Definition: A monoid is an algebraic structure consisting of a set equipped with an associative binary operation and an identity element.
Components:
- Set: A non-empty set \( M \).
- Binary Operation: A function \( \cdot : M \times M \rightarrow M \) representing the operation.
- Associativity: For all \( a, b, c \in M \), \( (a \cdot b) \cdot c = a \cdot (b \cdot c) \).
- Identity Element: There exists an element \( e \in M \) such that for all \( a \in M \), \( e \cdot a = a \cdot e = a \).
Examples:
- The set of natural numbers \( \mathbb{N}_0 \) (including zero) with addition as the operation.
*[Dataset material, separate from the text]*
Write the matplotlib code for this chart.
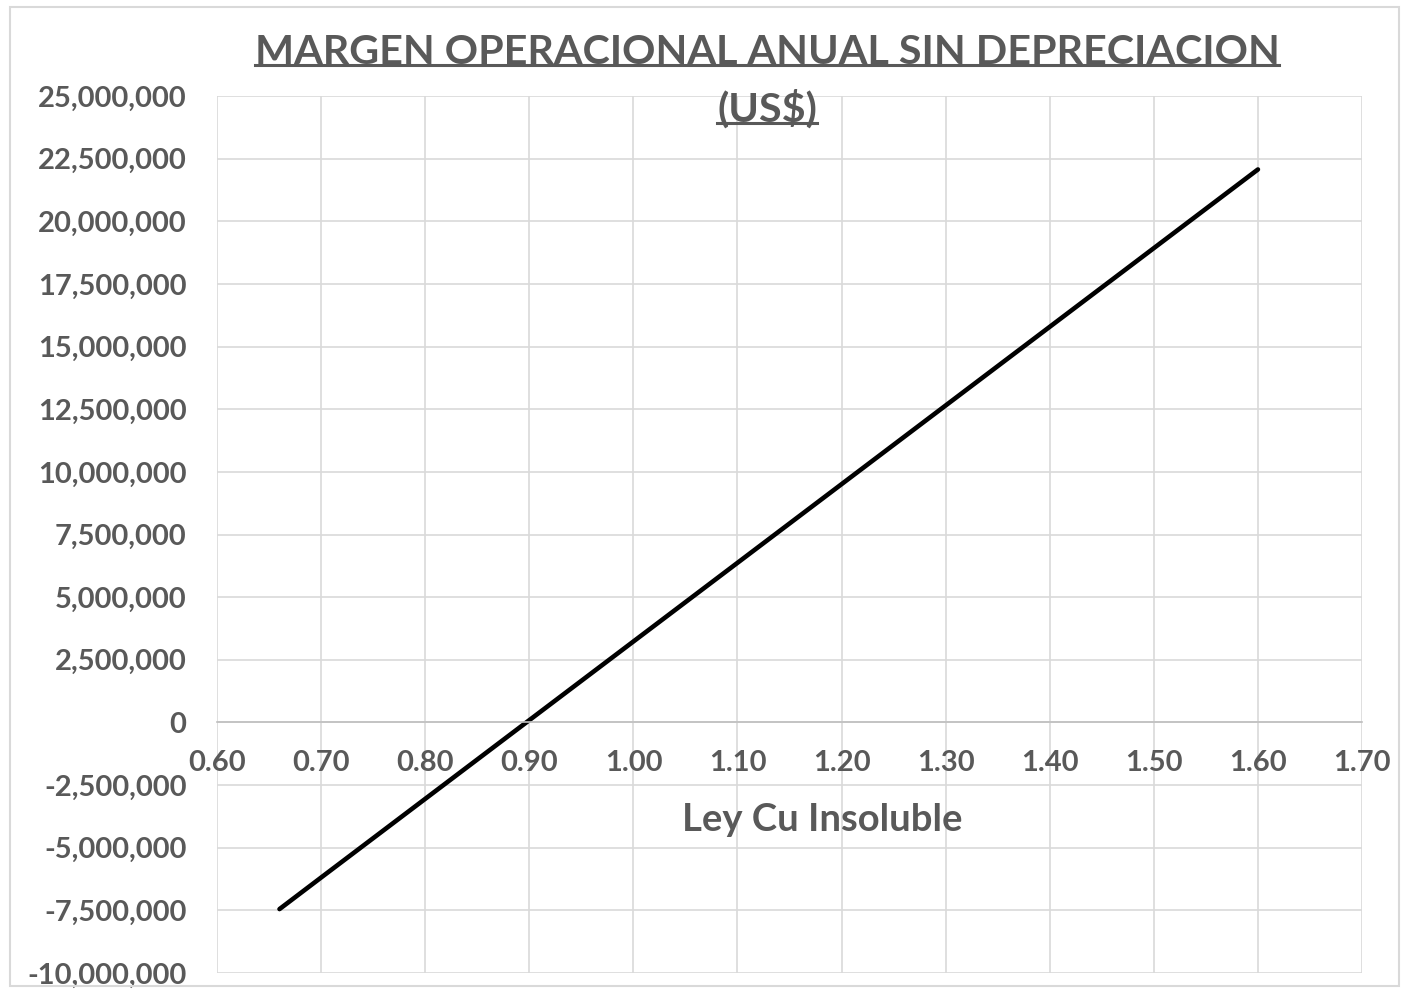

- The set of strings over a fixed alphabet with string concatenation as the operation.
Equivalent Notations: Monoids can be notated using the triplet \( (M, \cdot, e) \), where \( M \) is the set, \( \cdot \) is the operation, and \( e \) is the identity element.

Relation to Groups: Every monoid can be seen as a generalization of groups, where groups have the additional property of every element having an inverse.
Applications:
- Used in computer science, particularly in functional programming (e.g., fold operations).
- Helpful in category theory, where monoids can represent objects and morphisms.